Разделитель для чтения книг в онлайн библиотеке

Онлайн книга «Русские в Берлине. Сражения за столицу Третьего рейха и оккупация. 1945»

Cтраница 6

На поверку оказалось, что правительство не эвакуировали, а русские, которые находились всего в двух часах езды, так и не появились. И никто не мог сказать почему. Все снова стабилизировалось – хотя слово «стабилизировалось» вряд ли применимо к данным условиям.
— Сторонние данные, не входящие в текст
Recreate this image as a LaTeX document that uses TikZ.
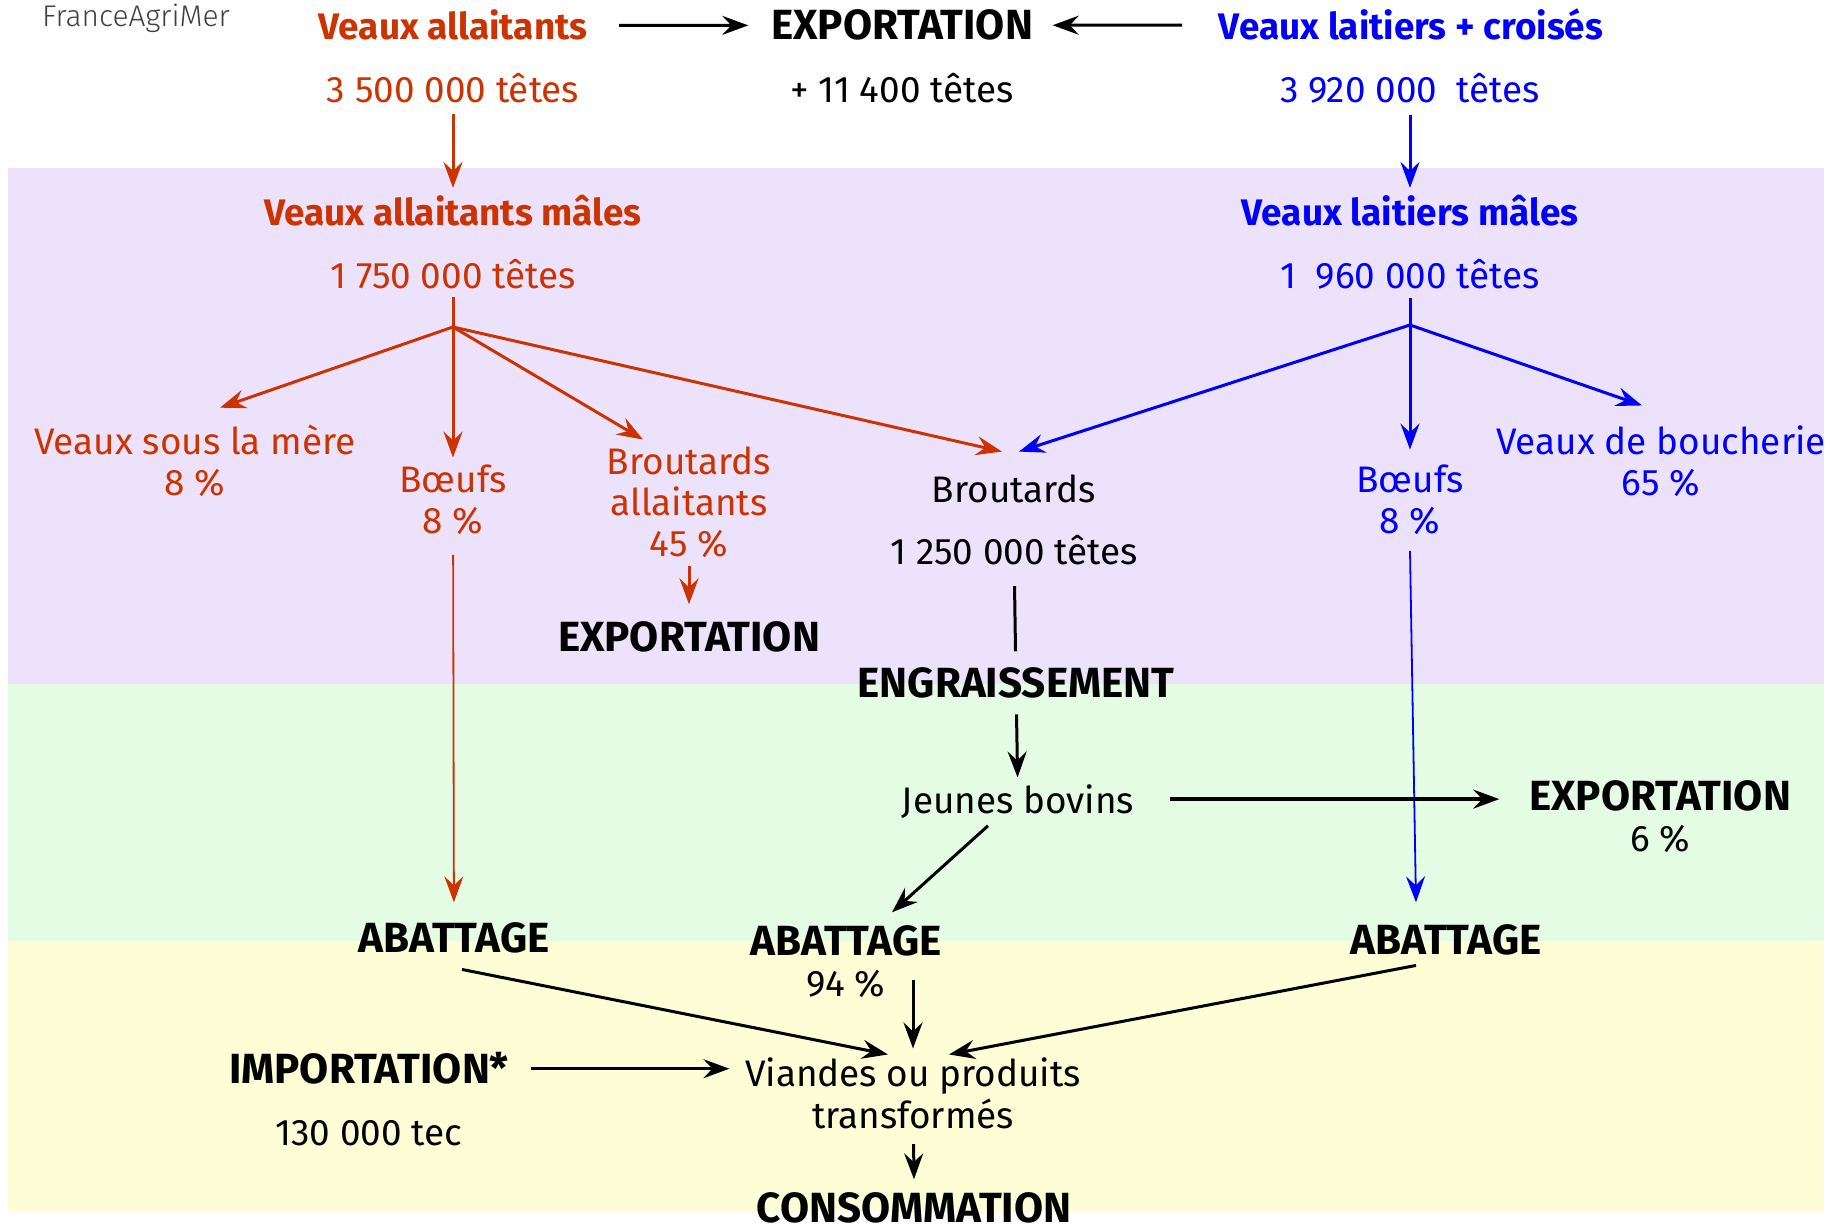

Каждую ночь, а часто и днем на город дождем сыпались бомбы. Газ и воду отключали на несколько часов, а позднее и на несколько дней подряд. В Берлине можно было увидеть новое животное, так называемый «водяной крокодил» – и в дождь, и в снег, по льду и в слякоть, женщины стояли в очередях за водой перед колодцами и колонками со своими ведрами и кастрюлями. Продовольственные рационы выдавались все более нерегулярно, и в большинстве случаев люди получали вместо одного эрзаца другой: квашеную капусту вместо ячменя, муку грубого помола вместо хлебопекарной и т. д. Если был газ, то он подавался под таким низким давлением, что на приготовление пищи требовалось не менее пяти часов, и люди могли спокойно собираться в своих подвалах, пока наверху медленно закипала их стряпня. Общественные группы превратились в подвальные, и в каждой из них возникали свои собственные своеобразные ритуалы.

Весной 1945 года одна берлинская женщина заполнила три ученические тетради своими заметками, большую часть которых она сделала в бомбоубежище. Она описала свои наиболее личные переживания. Немецкий писатель, К. В. Марек, позднее познакомился с этой женщиной, прочел ее историю и убедил опубликовать ее. Он дал слово чести, что не раскроет имя женщины, и держит его по сей день.

«Женщина в Берлине» – самое потрясающее и самое не-сентиментальное повествование о том, через что прошли женщины Берлина, те женщины, которые доказали, что они обладают большим мужеством и самоотверженностью, чем их сильная половина. Большая часть западногерманской прессы плохо приняла книгу, а публику она оставила равнодушной. Несомненно, та правда, которая излагается в ней, сегодня просто ошеломляет; и все-таки мы будем приводить цитаты из нее, прямо сейчас и далее, по мере необходимости.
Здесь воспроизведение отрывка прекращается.